Pay by the word — China innovation of the day

by on February 23, 2016 at 2:08 pm in Books, Economics, Web/Tech | Permalink

Consider China’s largest online/ebook publishing company, Yuewen Group, which has over three million digital books in its catalogue. More notable than the scale here however is how the company monetizes: Chinese readers can pay per every 1000 words (sort of like by chapter), and have been able to do so for more than half a decade.

Not only does this micro-transaction model encourage more readers to sample more e-books while providing instant revenue to writers (who can begin selling a book right after the first chapter is completed), the collected data can help TV producers make series-optioning decisions at a more granular level. But the unintended consequence of all this is that authors with extremely popular books never want the story to end, changing the narrative significantly. Over time, it could even change the act of storytelling altogether; it’s not unlike what’s already happening in the U.S. with shows like Game of Thrones or with binge watching/streaming leading to an entirely new genre of entertainment.

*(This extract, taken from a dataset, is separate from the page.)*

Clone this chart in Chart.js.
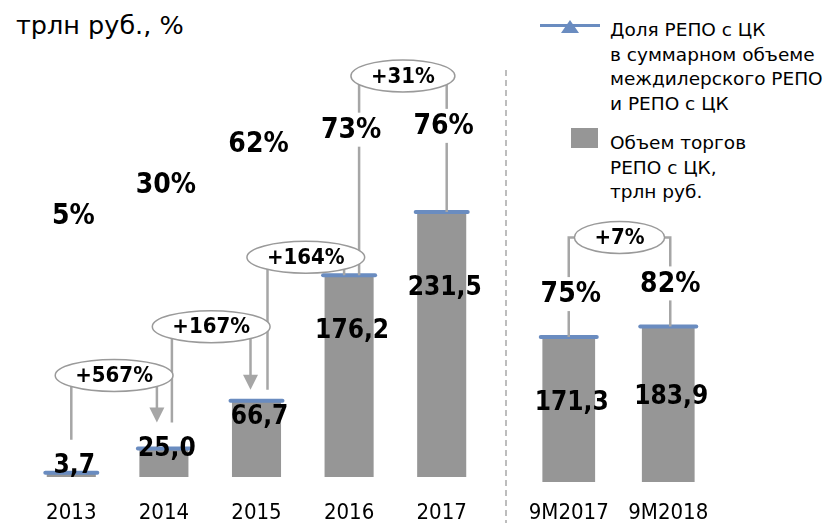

More broadly speaking, Yuewen is also an example of how Chinese and Western users monetize differently across multiple tech categories. For instance, less than 20% of Tencent’s (the creator of WeChat) revenues come from advertising compared to over 95% for Facebook’s revenue. In fact, most large consumer mobile companies in China (and elsewhere around the world) do not rely on advertising as their primary source of revenue; they focus on transactions instead. Chinese internet companies have therefore experimented with numerous non-advertising business models including in-app or in-game fees, other microtransaction models, free-to-play, and more. For a U.S. company that was previously monetizing only via ads, studying its Chinese counterpart could reveal alternative ways of generating revenue so it’s less dependent on advertising as many U.S. internet companies are.

The Connie Chan article, which focuses on tech innovation in China, is interesting throughout.  And don’t forget this:

In fact, 4 of the top 5 free apps in the U.S. Google Play store tools category are apps that originated in China. This isn’t just happening in the “invisible” tools category; right now, 3 of the top 10 free apps in the photography category on the U.S. Google Play store are also made in China.

Recommended.  And who is this Connie Chan, and why don’t we know more about her?

1 Peter February 23, 2016 at 2:11 pm

I wonder if the authors are also paid by the word, like at this company: http://compellingsciencefiction.com/submit.html

2 Ralph e February 23, 2016 at 2:18 pm

“Connie is a Partner at Andreessen Horowitz and previously led business development and marketing efforts for HP Palm in China. Prior to HP Palm, she worked as a founding Senior Associate at Elevation Partners. Connie graduated from Stanford University with a MS in Management Science & Engineering, and a BA in Economics.”

3 Tom Whitwell February 23, 2016 at 2:42 pm

Connie’s piece from last year on WeChat and Mobile in China was fantastic:
http://a16z.com/2015/08/06/wechat-china-mobile-first/

“Tencent launched a Chinese New Year campaign where third party advertisers gave away 500M RMB (~$81M USD) of free cash in red envelopes to WeChat Payment users in a single day.”

4 Paul February 23, 2016 at 4:24 pm

In many cases, American companies or companies in the American market have tried to develop microtransactions as a revenue source, with limited degrees of success. One reason is that many consumers seem to despise them with an incandescent fury. It’d be interesting to find out why Chinese consumers have a different attitude.

But as for payments for every 1000 words: I’d be worried about the incentives that creates for mediocre wordiness. Dickens got away with it, but most of us aren’t Dickens, and sometimes not even he is.

5 Tyler February 24, 2016 at 4:14 am

There would be a mix of incentives that would probably work out roughly the same. For instance, although mediocre wordiness might boost revenue for the first few pages, it may also reduce the average pages read per person as more readers quit before the end.

6 required February 23, 2016 at 4:27 pm

The content matters. For books it is different than games.

7 Kevin P February 24, 2016 at 12:25 am

“But the unintended consequence of all this is that authors with extremely popular books never want the story to end, changing the narrative significantly.”